Catalog Course Description: Measures on locally compact spaces. Riesz representation theorem. Elements of functional analysis. Normed linear spaces. Hahn-Banach, Banach-Steinhaus, open mapping, closed graph theorems. Weak topologies. Banach-Alaoglu theorem. Function spaces. Stone-Weierstrass and Ascoli theorems. Basic Hilbert space theory. Application to Fourier series. Additional topics: Haar measure on locally compact groups. Prereq: MATH 423.
Text: "Real Analysis" by Folland, second edition (1999, 978-0471317166).
Notes: (1) Here is
a link to errata (list of misprints, mostly). (2) This is the same text as that used in MATH 423 last semester. (3) If you want to use an earlier edition, you may try AT YOUR OWN risk.
COURSE STRUCTURE & GRADES
The course: This is the second course of the MATH 423-424 sequence.
MATH 423 covers general theory of measure and integration.
The second course, MATH 424, is really an introduction to functional analysis,
with MATH 423 providing the needed background.
Functional analysis is a branch of mathematical analysis that emerged in 20th century, which is
fundamental in numerous applications of mathematics. It is sometimes described as the
meeting point of algebra, analysis and geometry.
The sequence is required
of most mathematics graduate students.
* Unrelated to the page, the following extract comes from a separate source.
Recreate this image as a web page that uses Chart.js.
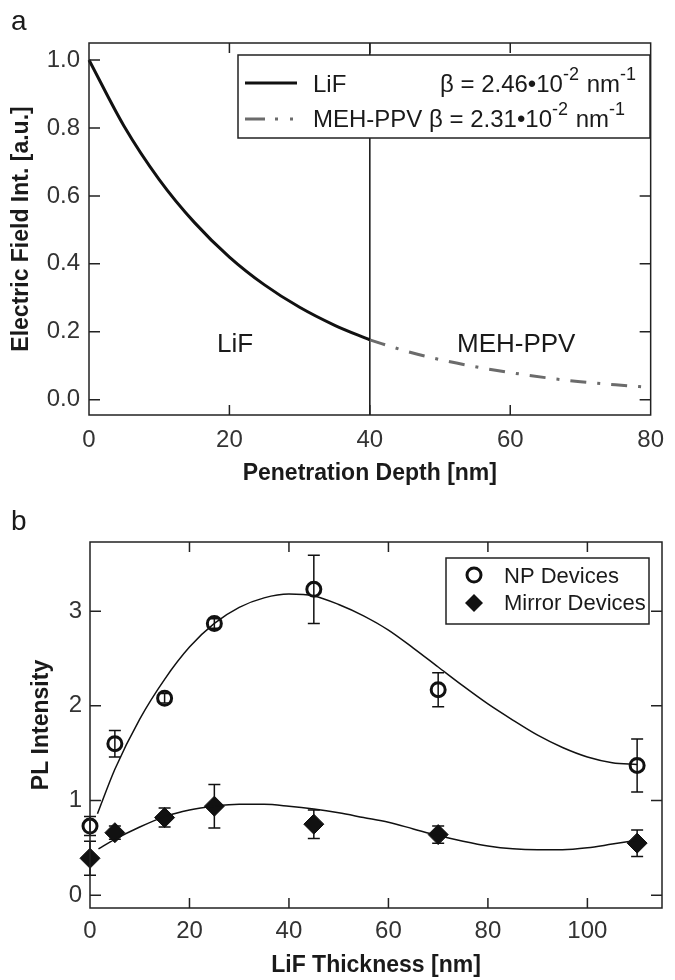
<!DOCTYPE html>
<html>
<head>
<meta charset="utf-8">
<script src="https://cdn.jsdelivr.net/npm/chart.js@4.4.1/dist/chart.umd.min.js"></script>
<style>
    body { margin: 0; background: #fff; }
    .panel { position: absolute; left: 0; width: 675px; height: 490px; }
</style>
</head>
<body>
<div class="panel" style="top:0"><canvas id="chartA" width="675" height="490"></canvas></div>
<div class="panel" style="top:490px"><canvas id="chartB" width="675" height="490"></canvas></div>
<script>
// panel a - field decay
var depthLiF = [0, 5, 10, 15, 20, 25, 30, 35, 40];
var fieldLiF = [1.0, 0.805, 0.648, 0.522, 0.42, 0.338, 0.272, 0.219, 0.176];
var depthMEH = [40, 45, 50, 55, 60, 65, 70, 75, 80];
var fieldMEH = [0.176, 0.144, 0.118, 0.097, 0.080, 0.065, 0.053, 0.044, 0.036];
var xTicksA = [0, 20, 40, 60, 80];
var yTicksA = [0, 0.2, 0.4, 0.6, 0.8, 1.0];

// panel b - PL intensity vs LiF thickness
var thickness = [0, 5, 15, 25, 45, 70, 110];
var npPL = [0.73, 1.60, 2.08, 2.87, 3.23, 2.17, 1.37];
var npErr = [0.10, 0.14, 0.05, 0.05, 0.36, 0.18, 0.28];
var mirrorPL = [0.39, 0.66, 0.82, 0.94, 0.75, 0.64, 0.55];
var mirrorErr = [0.18, 0.07, 0.10, 0.23, 0.15, 0.09, 0.14];
var fitNPx = [1.5, 5, 10, 15, 20, 25, 30, 35, 40, 45, 50, 55, 60, 65, 70, 75, 80, 85, 90, 95, 100, 105, 110];
var fitNPy = [0.86, 1.33, 1.86, 2.28, 2.62, 2.87, 3.04, 3.14, 3.18, 3.16, 3.07, 2.95, 2.80, 2.61, 2.41, 2.21, 2.02, 1.85, 1.69, 1.56, 1.46, 1.40, 1.38];
var fitMirX = [1.7, 5, 10, 15, 20, 25, 30, 35, 40, 45, 50, 55, 60, 65, 70, 75, 80, 85, 90, 95, 100, 105, 110];
var fitMirY = [0.49, 0.59, 0.72, 0.83, 0.90, 0.94, 0.96, 0.96, 0.94, 0.91, 0.87, 0.82, 0.77, 0.70, 0.63, 0.57, 0.52, 0.49, 0.48, 0.48, 0.50, 0.54, 0.58];
var xTicksB = [0, 20, 40, 60, 80, 100];
var yTicksB = [0, 1, 2, 3];

var FAMILY = '"Liberation Sans", Arial, Helvetica, sans-serif';
var tickFont = { family: FAMILY, size: 24 };
var titleFont = { family: FAMILY, size: 23, weight: 'bold' };

function pts(xs, ys) {
    return xs.map(function (x, i) { return { x: x, y: ys[i] }; });
}

// box round the plot with inward ticks on all four sides
function drawFrame(chart, xTicks, yTicks) {
    var ctx = chart.ctx, a = chart.chartArea, sx = chart.scales.x, sy = chart.scales.y;
    ctx.save();
    ctx.strokeStyle = '#222';
    ctx.lineWidth = 1.5;
    ctx.strokeRect(a.left, a.top, a.right - a.left, a.bottom - a.top);
    ctx.beginPath();
    xTicks.forEach(function (v) {
        var px = sx.getPixelForValue(v);
        if (px - a.left < 2 || a.right - px < 2) return;
        ctx.moveTo(px, a.bottom); ctx.lineTo(px, a.bottom - 10);
        ctx.moveTo(px, a.top); ctx.lineTo(px, a.top + 10);
    });
    yTicks.forEach(function (v) {
        var py = sy.getPixelForValue(v);
        ctx.moveTo(a.left, py); ctx.lineTo(a.left + 11, py);
        ctx.moveTo(a.right, py); ctx.lineTo(a.right - 11, py);
    });
    ctx.stroke();
    ctx.restore();
}

// text with superscripts
function drawRich(ctx, x, y, parts, size) {
    parts.forEach(function (p) {
        var s = p.sup ? Math.round(size * 0.75) : size;
        ctx.font = s + 'px ' + FAMILY;
        ctx.fillText(p.t, x, p.sup ? y - size * 0.5 : y);
        x += ctx.measureText(p.t).width + (p.sup ? 1 : 0);
    });
}

function scaleBase(min, max, ticks, title, tickPad, titlePad, fmt) {
    return {
        type: 'linear', min: min, max: max,
        grid: { display: false, drawTicks: false },
        border: { display: false },
        ticks: { font: tickFont, color: '#333', padding: tickPad, includeBounds: false, callback: fmt },
        afterBuildTicks: function (s) { s.ticks = ticks.map(function (v) { return { value: v }; }); },
        title: { display: true, text: title, font: titleFont, color: '#1a1a1a', padding: titlePad }
    };
}

// ---- panel a
var xA = scaleBase(0, 80, xTicksA, 'Penetration Depth [nm]', 11, { top: 0, bottom: 3 }, function (v) { return v; });
xA.afterFit = function (s) { s.height = 75; };
var yA = scaleBase(-0.045, 1.05, yTicksA, 'Electric Field Int. [a.u.]', 9, { top: 8, bottom: 0 }, function (v) { return v.toFixed(1); });
yA.afterFit = function (s) { s.width = 89; };

var panelA = {
    id: 'panelA',
    beforeDatasetsDraw: function (chart) {
        var ctx = chart.ctx, a = chart.chartArea;
        var px = chart.scales.x.getPixelForValue(40);
        ctx.save();
        ctx.strokeStyle = '#111';
        ctx.lineWidth = 1.5;
        ctx.beginPath();
        ctx.moveTo(px, a.top); ctx.lineTo(px, a.bottom);
        ctx.stroke();
        ctx.restore();
    },
    afterDatasetsDraw: function (chart) {
        var ctx = chart.ctx;
        drawFrame(chart, xTicksA, yTicksA);
        ctx.save();
        // legend
        ctx.fillStyle = '#fff';
        ctx.fillRect(238, 55, 412, 83);
        ctx.strokeStyle = '#222';
        ctx.lineWidth = 1.5;
        ctx.strokeRect(238, 55, 412, 83);
        ctx.lineWidth = 3;
        ctx.strokeStyle = '#111';
        ctx.beginPath(); ctx.moveTo(245, 83); ctx.lineTo(297, 83); ctx.stroke();
        ctx.strokeStyle = '#6b6b6b';
        ctx.setLineDash([20, 10, 3, 12, 3, 100]);
        ctx.beginPath(); ctx.moveTo(245, 119); ctx.lineTo(297, 119); ctx.stroke();
        ctx.setLineDash([]);
        ctx.fillStyle = '#1a1a1a';
        ctx.textBaseline = 'alphabetic';
        drawRich(ctx, 313, 92, [{ t: 'LiF' }], 24);
        drawRich(ctx, 440, 92, [{ t: 'β = 2.46•10' }, { t: '-2', sup: true }, { t: ' nm' }, { t: '-1', sup: true }], 24);
        drawRich(ctx, 313, 127, [{ t: 'MEH-PPV β = 2.31•10' }, { t: '-2', sup: true }, { t: ' nm' }, { t: '-1', sup: true }], 24);
        // region labels
        ctx.font = '26px ' + FAMILY;
        ctx.fillText('LiF', 217, 352);
        ctx.fillText('MEH-PPV', 457, 352);
        ctx.font = '28px ' + FAMILY;
        ctx.fillText('a', 11, 30);
        ctx.restore();
    }
};

new Chart(document.getElementById('chartA'), {
    type: 'line',
    data: {
        datasets: [
            {
                label: 'LiF', data: pts(depthLiF, fieldLiF),
                borderColor: '#111', borderWidth: 3, pointRadius: 0,
                cubicInterpolationMode: 'monotone', clip: false
            },
            {
                label: 'MEH-PPV', data: pts(depthMEH, fieldMEH),
                borderColor: '#6b6b6b', borderWidth: 3, borderDash: [16, 11, 3, 11], pointRadius: 0,
                cubicInterpolationMode: 'monotone', clip: false
            }
        ]
    },
    options: {
        responsive: false, animation: false, devicePixelRatio: 1, events: [],
        layout: { padding: { top: 43, right: 16, bottom: 0, left: 0 } },
        plugins: { legend: { display: false }, tooltip: { enabled: false } },
        scales: { x: xA, y: yA }
    },
    plugins: [panelA]
});

// ---- panel b
var xB = scaleBase(0, 115, xTicksB, 'LiF Thickness [nm]', 9, { top: 0, bottom: 1 }, function (v) { return v; });
xB.afterFit = function (s) { s.height = 72; };
var yB = scaleBase(-0.135, 3.73, yTicksB, 'PL Intensity', 8, { top: 28, bottom: 0 }, function (v) { return v; });
yB.afterFit = function (s) { s.width = 90; };

var panelB = {
    id: 'panelB',
    beforeDatasetsDraw: function (chart) {
        var ctx = chart.ctx, sx = chart.scales.x, sy = chart.scales.y;
        ctx.save();
        ctx.strokeStyle = '#111';
        ctx.lineWidth = 1.5;
        ctx.beginPath();
        [[npPL, npErr], [mirrorPL, mirrorErr]].forEach(function (s) {
            thickness.forEach(function (t, i) {
                var px = sx.getPixelForValue(t);
                var y1 = sy.getPixelForValue(s[0][i] + s[1][i]);
                var y2 = sy.getPixelForValue(s[0][i] - s[1][i]);
                ctx.moveTo(px, y1); ctx.lineTo(px, y2);
                ctx.moveTo(px - 6, y1); ctx.lineTo(px + 6, y1);
                ctx.moveTo(px - 6, y2); ctx.lineTo(px + 6, y2);
            });
        });
        ctx.stroke();
        ctx.restore();
    },
    afterDatasetsDraw: function (chart) {
        var ctx = chart.ctx;
        drawFrame(chart, xTicksB, yTicksB);
        ctx.save();
        ctx.strokeStyle = '#222';
        ctx.lineWidth = 1.5;
        ctx.strokeRect(446, 68, 203, 66);
        // markers
        ctx.strokeStyle = '#111';
        ctx.lineWidth = 3;
        ctx.beginPath(); ctx.arc(474, 85, 7, 0, Math.PI * 2); ctx.stroke();
        ctx.fillStyle = '#111';
        ctx.beginPath();
        ctx.moveTo(465, 113); ctx.lineTo(474, 104); ctx.lineTo(483, 113); ctx.lineTo(474, 122);
        ctx.closePath(); ctx.fill();
        ctx.fillStyle = '#1a1a1a';
        ctx.textBaseline = 'alphabetic';
        ctx.font = '22px ' + FAMILY;
        ctx.fillText('NP Devices', 504, 93);
        ctx.fillText('Mirror Devices', 504, 120);
        ctx.font = '28px ' + FAMILY;
        ctx.fillText('b', 11, 40);
        ctx.restore();
    }
};

new Chart(document.getElementById('chartB'), {
    type: 'line',
    data: {
        datasets: [
            {
                label: 'NP fit', data: pts(fitNPx, fitNPy),
                borderColor: '#111', borderWidth: 1.5, pointRadius: 0,
                cubicInterpolationMode: 'monotone', clip: false
            },
            {
                label: 'Mirror fit', data: pts(fitMirX, fitMirY),
                borderColor: '#111', borderWidth: 1.5, pointRadius: 0,
                cubicInterpolationMode: 'monotone', clip: false
            },
            {
                label: 'NP Devices', data: pts(thickness, npPL), showLine: false,
                pointStyle: 'circle', pointRadius: 7, pointBorderWidth: 3,
                pointBorderColor: '#111', pointBackgroundColor: 'rgba(0,0,0,0)', clip: false
            },
            {
                label: 'Mirror Devices', data: pts(thickness, mirrorPL), showLine: false,
                pointStyle: 'rectRot', pointRadius: 10, pointBorderWidth: 1,
                pointBorderColor: '#111', pointBackgroundColor: '#111', clip: false
            }
        ]
    },
    options: {
        responsive: false, animation: false, devicePixelRatio: 1, events: [],
        layout: { padding: { top: 52, right: 13, bottom: 0, left: 0 } },
        plugins: { legend: { display: false }, tooltip: { enabled: false } },
        scales: { x: xB, y: yB }
    },
    plugins: [panelB]
});
</script>
</body>
</html>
It can also be useful to graduate students
in other mathematical sciences (such as statistics
and operation research) or in physics and engineering.
Finally, the sequence can be taken by advanced undergraduates.
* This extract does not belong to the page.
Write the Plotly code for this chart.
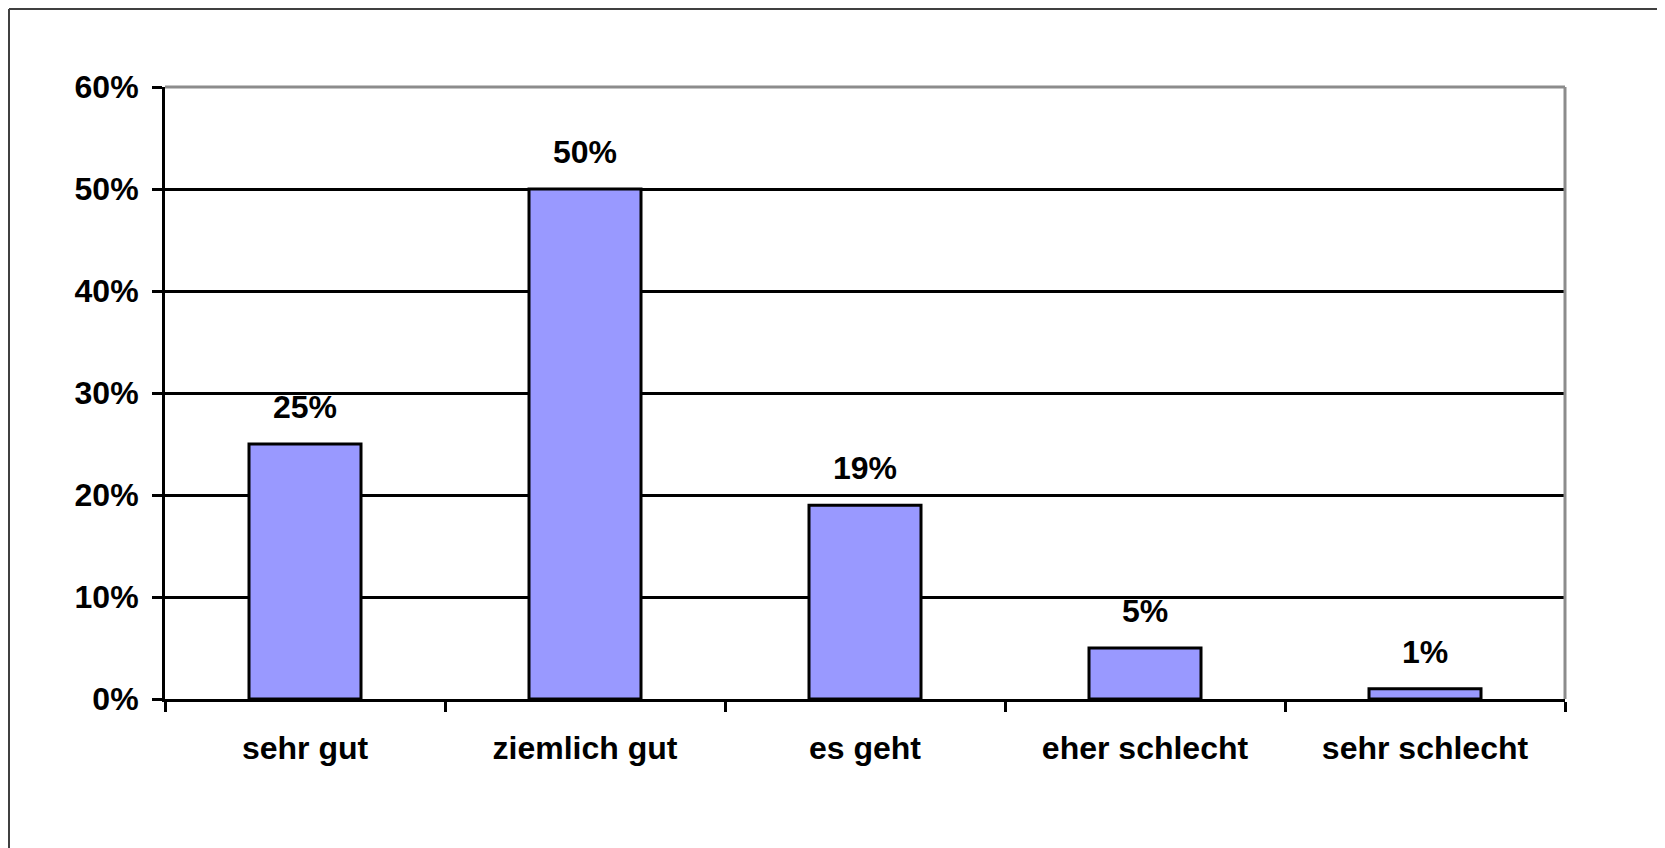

Exams & Grades: Your Final Grade in the course will be based on
Attendance/Assignments/Various Forms of Class Participation (40%, may include in-class presentations),
Midterm Exam (20%; tentatively the week of March 15th) and Final Exam (40%; default date 5/18/2021).
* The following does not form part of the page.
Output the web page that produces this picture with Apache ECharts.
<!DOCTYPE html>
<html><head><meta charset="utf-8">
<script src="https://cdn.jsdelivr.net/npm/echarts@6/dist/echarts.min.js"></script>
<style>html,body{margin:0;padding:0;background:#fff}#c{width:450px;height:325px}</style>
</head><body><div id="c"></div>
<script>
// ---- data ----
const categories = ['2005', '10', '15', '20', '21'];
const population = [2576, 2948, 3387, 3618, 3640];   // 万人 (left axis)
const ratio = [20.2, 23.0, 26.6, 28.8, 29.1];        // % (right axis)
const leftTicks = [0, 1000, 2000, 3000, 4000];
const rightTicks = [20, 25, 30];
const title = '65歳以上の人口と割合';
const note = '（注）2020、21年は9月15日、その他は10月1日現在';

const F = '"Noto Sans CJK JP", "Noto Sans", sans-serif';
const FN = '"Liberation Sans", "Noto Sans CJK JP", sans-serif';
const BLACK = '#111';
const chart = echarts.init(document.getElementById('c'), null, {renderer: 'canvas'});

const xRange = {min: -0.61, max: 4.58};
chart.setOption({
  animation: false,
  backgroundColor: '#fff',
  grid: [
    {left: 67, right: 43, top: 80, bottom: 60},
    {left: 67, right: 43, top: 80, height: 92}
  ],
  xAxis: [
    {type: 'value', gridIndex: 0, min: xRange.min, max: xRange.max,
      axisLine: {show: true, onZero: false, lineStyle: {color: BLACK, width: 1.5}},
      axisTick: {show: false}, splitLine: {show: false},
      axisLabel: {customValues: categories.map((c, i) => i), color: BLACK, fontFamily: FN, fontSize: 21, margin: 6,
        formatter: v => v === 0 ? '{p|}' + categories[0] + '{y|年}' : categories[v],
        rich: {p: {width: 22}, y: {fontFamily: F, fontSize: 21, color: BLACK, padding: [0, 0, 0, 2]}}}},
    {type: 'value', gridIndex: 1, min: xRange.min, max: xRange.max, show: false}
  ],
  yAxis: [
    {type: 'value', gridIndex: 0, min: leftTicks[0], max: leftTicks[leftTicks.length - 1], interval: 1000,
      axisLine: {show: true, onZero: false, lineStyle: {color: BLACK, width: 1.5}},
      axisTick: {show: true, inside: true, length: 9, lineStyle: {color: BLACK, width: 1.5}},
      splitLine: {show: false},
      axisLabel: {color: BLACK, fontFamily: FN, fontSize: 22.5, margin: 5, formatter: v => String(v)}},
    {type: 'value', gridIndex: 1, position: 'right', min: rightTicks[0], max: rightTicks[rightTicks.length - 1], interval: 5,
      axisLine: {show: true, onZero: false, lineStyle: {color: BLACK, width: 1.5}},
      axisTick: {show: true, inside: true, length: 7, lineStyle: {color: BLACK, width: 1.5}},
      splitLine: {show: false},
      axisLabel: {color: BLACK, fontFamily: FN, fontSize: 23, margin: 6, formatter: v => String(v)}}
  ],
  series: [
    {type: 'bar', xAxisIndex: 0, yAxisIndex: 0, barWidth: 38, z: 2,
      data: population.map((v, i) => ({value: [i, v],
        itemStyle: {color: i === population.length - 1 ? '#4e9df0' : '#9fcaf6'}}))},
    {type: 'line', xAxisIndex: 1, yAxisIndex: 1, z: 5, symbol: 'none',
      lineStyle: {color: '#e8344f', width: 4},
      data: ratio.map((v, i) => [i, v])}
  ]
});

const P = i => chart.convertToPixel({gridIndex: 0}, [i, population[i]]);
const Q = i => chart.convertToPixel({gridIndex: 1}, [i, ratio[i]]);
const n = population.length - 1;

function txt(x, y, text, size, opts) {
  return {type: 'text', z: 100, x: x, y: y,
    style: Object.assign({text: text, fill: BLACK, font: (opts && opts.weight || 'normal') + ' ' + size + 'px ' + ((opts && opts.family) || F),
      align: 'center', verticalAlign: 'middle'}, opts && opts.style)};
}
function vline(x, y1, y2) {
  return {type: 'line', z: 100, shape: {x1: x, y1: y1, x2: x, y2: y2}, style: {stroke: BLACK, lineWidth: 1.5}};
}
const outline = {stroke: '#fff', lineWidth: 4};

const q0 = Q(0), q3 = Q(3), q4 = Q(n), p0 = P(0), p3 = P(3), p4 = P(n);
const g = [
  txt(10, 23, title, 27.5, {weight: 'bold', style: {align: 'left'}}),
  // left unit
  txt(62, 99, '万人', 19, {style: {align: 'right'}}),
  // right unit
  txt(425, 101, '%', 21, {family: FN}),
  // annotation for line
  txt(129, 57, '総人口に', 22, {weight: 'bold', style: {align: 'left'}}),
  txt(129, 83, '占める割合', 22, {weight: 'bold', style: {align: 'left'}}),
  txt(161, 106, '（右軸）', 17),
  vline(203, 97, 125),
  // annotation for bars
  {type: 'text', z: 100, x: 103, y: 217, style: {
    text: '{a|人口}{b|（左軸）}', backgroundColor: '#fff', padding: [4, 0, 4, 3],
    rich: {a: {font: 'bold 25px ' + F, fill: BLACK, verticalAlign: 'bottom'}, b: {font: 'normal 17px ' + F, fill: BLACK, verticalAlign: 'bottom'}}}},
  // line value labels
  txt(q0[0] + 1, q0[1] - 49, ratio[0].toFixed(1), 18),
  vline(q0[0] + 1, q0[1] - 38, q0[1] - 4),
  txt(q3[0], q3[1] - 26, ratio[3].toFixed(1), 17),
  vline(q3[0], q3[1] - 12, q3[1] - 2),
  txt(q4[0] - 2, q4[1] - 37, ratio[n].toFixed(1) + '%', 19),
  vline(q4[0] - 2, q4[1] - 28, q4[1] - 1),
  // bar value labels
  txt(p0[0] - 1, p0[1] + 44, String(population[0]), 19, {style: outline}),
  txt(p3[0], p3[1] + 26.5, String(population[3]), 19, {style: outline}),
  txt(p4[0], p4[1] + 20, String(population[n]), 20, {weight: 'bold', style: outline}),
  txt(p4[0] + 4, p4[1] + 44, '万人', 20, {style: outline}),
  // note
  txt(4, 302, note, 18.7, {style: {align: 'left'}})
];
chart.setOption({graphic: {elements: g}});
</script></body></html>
Students with special needs should contact
Division of Student Affairs.
Integrity: It is OK (and indeed encouraged) to discuss homework assignments with fellow students. However, any submitted work must be your own.
Merely copying someone else's work is unethical,
a waste of time, and may be penalized.
(This includes copying solutions found on the internet.)
CWRU academic integrity policy.
SYLLABUS & HOMEWORK
We will cover approximately Chapters 5-7 from the textbook and some material
from Chapter 4 as needed, particularly sections 4.6 and 4.7.
(Chapter 4 provides background in general topology; the material may be reviewed
in class if and when needed, but primarily it is covered in MATH 461.)
We may venture into Chapter 8 and/or other topics, time permitting.